The appeal was dismissed with costs. Van Aswegen was not entitled to costs of two counsel as the case turned on a narrow issue of no complexity.
A clause in a contract providing that an offer must be accepted within a specified time period (in this case 14 days) does not, without express provision or necessary implication, constitute an irrevocable offer for that period. The ordinary common law principle applies: an offer may be revoked at any time before acceptance unless the offeror has expressly or impliedly bound himself not to revoke the offer during the specified period. For a time-limited offer to be irrevocable, the clause must clearly state or necessarily imply that the seller is bound not to withdraw the offer within that period. The purpose of a time limitation clause may simply be to provide the offeree with a reasonable period within which to accept, rather than to bind the offeror.
The court noted but did not decide the academic question discussed in Christie's Law of Contract (4th ed, pp 58-59) and by the trial court about whether a unilateral declaration of irrevocability must be accepted before it becomes binding. Navsa JA stated it was not necessary to explore this matter as the first issue (whether clause 21 constituted an irrevocable offer at all) was determinative of the appeal. The trial court had expressed a contrary view to Professor Christie on this point, but the SCA left the question open. The court also noted that Van der Merwe J had correctly found that the requirement for written authorization could be waived by OVK as it was inserted for OVK's benefit, and had correctly drawn adverse inferences from the evidence regarding Van Aswegen's credibility and her husband's failure to testify on the authority issue.

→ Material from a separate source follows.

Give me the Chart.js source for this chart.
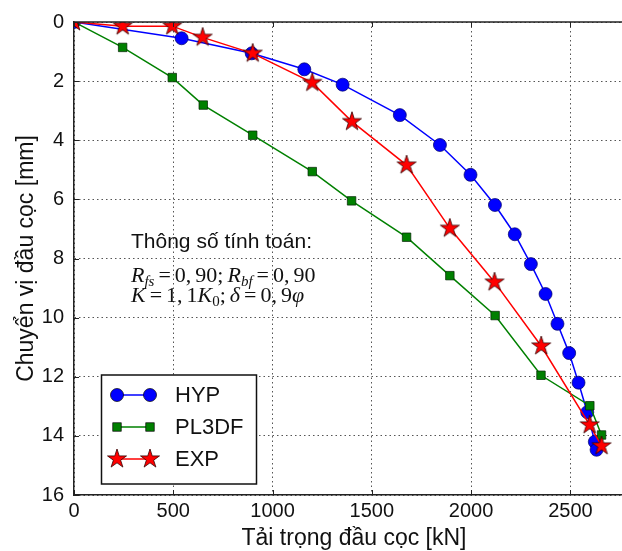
<!DOCTYPE html>
<html>
<head>
<meta charset="utf-8">
<script src="https://cdn.jsdelivr.net/npm/chart.js@4/dist/chart.umd.min.js"></script>
<style>
  html, body { margin: 0; padding: 0; background: #fff; }
  #box { width: 622px; height: 551px; }
</style>
</head>
<body>
<div id="box"><canvas id="chart" width="622" height="551"></canvas></div>
<script>
// === DATA ===
const xTicks = [0, 500, 1000, 1500, 2000, 2500];
const yTicks = [0, 2, 4, 6, 8, 10, 12, 14, 16];

const hypLoad = [0, 542, 895, 1160, 1353, 1641, 1843, 1997, 2120, 2220, 2301, 2375, 2435, 2494, 2541, 2585, 2623, 2632];
const hypDisp = [0, 0.55, 1.06, 1.6, 2.12, 3.15, 4.16, 5.17, 6.19, 7.18, 8.19, 9.2, 10.21, 11.2, 12.2, 13.2, 14.2, 14.47];

const pl3dfLoad = [0, 245, 495, 651, 900, 1200, 1398, 1675, 1893, 2121, 2352, 2598, 2657];
const pl3dfDisp = [0, 0.86, 1.88, 2.81, 3.83, 5.06, 6.05, 7.28, 8.58, 9.93, 11.95, 12.98, 13.97];

const expLoad = [0, 245, 495, 648, 900, 1200, 1400, 1675, 1893, 2118, 2353, 2597, 2657];
const expDisp = [0, 0.14, 0.14, 0.52, 1.06, 2.05, 3.37, 4.84, 6.98, 8.8, 10.96, 13.63, 14.34];

const seriesNames = ["HYP", "PL3DF", "EXP"];

const FONT = "'Liberation Sans', Arial, sans-serif";
const SERIF = "'Liberation Serif', 'DejaVu Serif', serif";

// red star marker (matplotlib '*')
function starPath(ctx, cx, cy, R) {
  const r = R * 0.382;
  ctx.beginPath();
  for (let i = 0; i < 10; i++) {
    const ang = -Math.PI / 2 + i * Math.PI / 5;
    const rad = i % 2 ? r : R;
    ctx.lineTo(cx + rad * Math.cos(ang), cy + rad * Math.sin(ang));
  }
  ctx.closePath();
}
function makeStar(R) {
  const c = document.createElement("canvas");
  c.width = c.height = Math.ceil(2 * R + 4);
  const g = c.getContext("2d");
  starPath(g, c.width / 2, c.height / 2, R);
  g.fillStyle = "#ff0000";
  g.fill();
  g.lineWidth = 0.8;
  g.strokeStyle = "#330000";
  g.stroke();
  return c;
}
const starImg = makeStar(10);

const pts = (xs, ys) => xs.map((x, i) => ({ x, y: ys[i] }));

// === extra drawing: top spine, inner ticks, text box, legend, axis titles ===
const decor = {
  id: "decor",
  afterDraw(chart) {
    const ctx = chart.ctx;
    const a = chart.chartArea;
    const xs = chart.scales.x, ys = chart.scales.y;
    ctx.save();

    // top spine
    ctx.strokeStyle = "#222";
    ctx.lineWidth = 1.5;
    ctx.beginPath();
    ctx.moveTo(a.left, a.top);
    ctx.lineTo(chart.width, a.top);
    ctx.stroke();

    // inner ticks
    ctx.lineWidth = 1;
    ctx.beginPath();
    xTicks.forEach(v => {
      const px = Math.round(xs.getPixelForValue(v)) + 0.5;
      ctx.moveTo(px, a.bottom); ctx.lineTo(px, a.bottom - 5);
      ctx.moveTo(px, a.top); ctx.lineTo(px, a.top + 5);
    });
    yTicks.forEach(v => {
      const py = Math.round(ys.getPixelForValue(v)) + 0.5;
      ctx.moveTo(a.left, py); ctx.lineTo(a.left + 5, py);
    });
    ctx.stroke();

    // annotation
    ctx.fillStyle = "#111";
    ctx.textBaseline = "alphabetic";
    ctx.textAlign = "left";
    ctx.font = "21px " + FONT;
    ctx.fillText("Thông số tính toán:", 131, 248);

    const it = "italic 22px " + SERIF, rm = "22px " + SERIF;
    const itS = "italic 15px " + SERIF, rmS = "15px " + SERIF;
    const runs = (x, y, list) => {
      list.forEach(r => {
        if (r.gap) { x += r.gap; return; }
        ctx.font = r.f;
        ctx.fillText(r.t, x, y + (r.dy || 0));
        x += ctx.measureText(r.t).width;
      });
    };
    runs(131, 282, [
      { t: "R", f: it }, { t: "fs", f: itS, dy: 4 }, { gap: 4 }, { t: "=", f: rm }, { gap: 4 },
      { t: "0,", f: rm }, { gap: 4 }, { t: "90;", f: rm }, { gap: 4 },
      { t: "R", f: it }, { t: "bf", f: itS, dy: 4 }, { gap: 4 }, { t: "=", f: rm }, { gap: 4 },
      { t: "0,", f: rm }, { gap: 4 }, { t: "90", f: rm }
    ]);
    runs(131, 302, [
      { t: "K", f: it }, { gap: 4 }, { t: "=", f: rm }, { gap: 4 },
      { t: "1,", f: rm }, { gap: 4 }, { t: "1", f: rm }, { t: "K", f: it }, { t: "0", f: rmS, dy: 4 },
      { t: ";", f: rm }, { gap: 4 }, { t: "δ", f: it }, { gap: 4 }, { t: "=", f: rm }, { gap: 4 },
      { t: "0,", f: rm }, { gap: 4 }, { t: "9", f: rm }, { t: "φ", f: it }
    ]);

    // legend box
    ctx.fillStyle = "#fff";
    ctx.fillRect(101.5, 375, 155, 109);
    ctx.strokeStyle = "#111";
    ctx.lineWidth = 1.5;
    ctx.strokeRect(101.5, 375, 155, 109);

    const rowsY = [395, 427, 459];
    const colors = ["#0000ff", "#008000", "#ff0000"];
    rowsY.forEach((y, i) => {
      ctx.strokeStyle = colors[i];
      ctx.lineWidth = 1.5;
      ctx.beginPath();
      ctx.moveTo(117, y); ctx.lineTo(150, y);
      ctx.stroke();
      [117, 150].forEach(mx => {
        ctx.fillStyle = colors[i];
        ctx.strokeStyle = "#000";
        ctx.lineWidth = 0.7;
        if (i === 0) {
          ctx.beginPath(); ctx.arc(mx, y, 6.5, 0, Math.PI * 2); ctx.fill(); ctx.stroke();
        } else if (i === 1) {
          ctx.fillRect(mx - 4.2, y - 4.2, 8.4, 8.4); ctx.strokeRect(mx - 4.2, y - 4.2, 8.4, 8.4);
        } else {
          ctx.drawImage(starImg, mx - starImg.width / 2, y - starImg.height / 2);
        }
      });
      ctx.fillStyle = "#111";
      ctx.font = "22px " + FONT;
      ctx.textBaseline = "middle";
      ctx.fillText(seriesNames[i], 175, y + 1);
    });

    // axis titles
    ctx.fillStyle = "#111";
    ctx.font = "23px " + FONT;
    ctx.textAlign = "center";
    ctx.textBaseline = "alphabetic";
    ctx.fillText("Tải trọng đầu cọc [kN]", 354, 545);

    ctx.translate(33, (a.top + a.bottom) / 2);
    ctx.rotate(-Math.PI / 2);
    ctx.fillText("Chuyển vị đầu cọc [mm]", 0, 0);

    ctx.restore();
  }
};

new Chart(document.getElementById("chart"), {
  type: "line",
  data: {
    datasets: [
      {
        label: seriesNames[0], data: pts(hypLoad, hypDisp), order: 2,
        borderColor: "#0000ff", borderWidth: 1.5,
        pointStyle: "circle", pointRadius: 6.5, pointBackgroundColor: "#0000ff",
        pointBorderColor: "#000066", pointBorderWidth: 0.7
      },
      {
        label: seriesNames[1], data: pts(pl3dfLoad, pl3dfDisp), order: 1,
        borderColor: "#008000", borderWidth: 1.5,
        pointStyle: "rect", pointRadius: 6, pointBackgroundColor: "#008000",
        pointBorderColor: "#002200", pointBorderWidth: 0.7
      },
      {
        label: seriesNames[2], data: pts(expLoad, expDisp), order: 0,
        borderColor: "#ff0000", borderWidth: 1.5,
        pointStyle: starImg, pointRadius: 10,
        pointBackgroundColor: "#ff0000"
      }
    ]
  },
  options: {
    responsive: false,
    devicePixelRatio: 1,
    animation: false,
    layout: { autoPadding: false, padding: { top: 22, right: 0, left: 0, bottom: 0 } },
    plugins: { legend: { display: false }, tooltip: { enabled: false } },
    elements: { line: { tension: 0 } },
    scales: {
      x: {
        type: "linear", min: 0, max: 2760,
        afterBuildTicks: s => { s.ticks = xTicks.map(v => ({ value: v })); },
        afterFit: s => { s.height = 56; },
        ticks: { padding: 4, color: "#111", font: { family: FONT, size: 20 }, callback: v => String(v) },
        grid: { color: "#555", lineWidth: 1, drawTicks: false },
        border: { display: true, color: "#222", width: 1.5, dash: [1.5, 3] }
      },
      y: {
        type: "linear", reverse: true, min: 0, max: 16,
        afterBuildTicks: s => { s.ticks = yTicks.map(v => ({ value: v })); },
        afterFit: s => { s.width = 74; },
        ticks: { padding: 10, color: "#111", font: { family: FONT, size: 20 }, callback: v => String(v) },
        grid: { color: "#555", lineWidth: 1, drawTicks: false },
        border: { display: true, color: "#222", width: 1.5, dash: [1.5, 3] }
      }
    }
  },
  plugins: [decor]
});
</script>
</body>
</html>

This case is significant in South African contract law as it clarifies the distinction between a time period for acceptance of an offer and an irrevocable offer. It confirms the general principle that an offer is revocable at any time before acceptance unless there is an express or implied undertaking not to revoke. The judgment emphasizes that clauses specifying a time period for acceptance do not, without more, create an obligation on the offeror not to withdraw the offer during that period. The case provides important guidance on the interpretation of standard form agricultural contracts and commercial practice in the grain trading industry. It reinforces the principle that clear, unambiguous language is required to create an irrevocable offer, departing from the ordinary common law rule of revocability.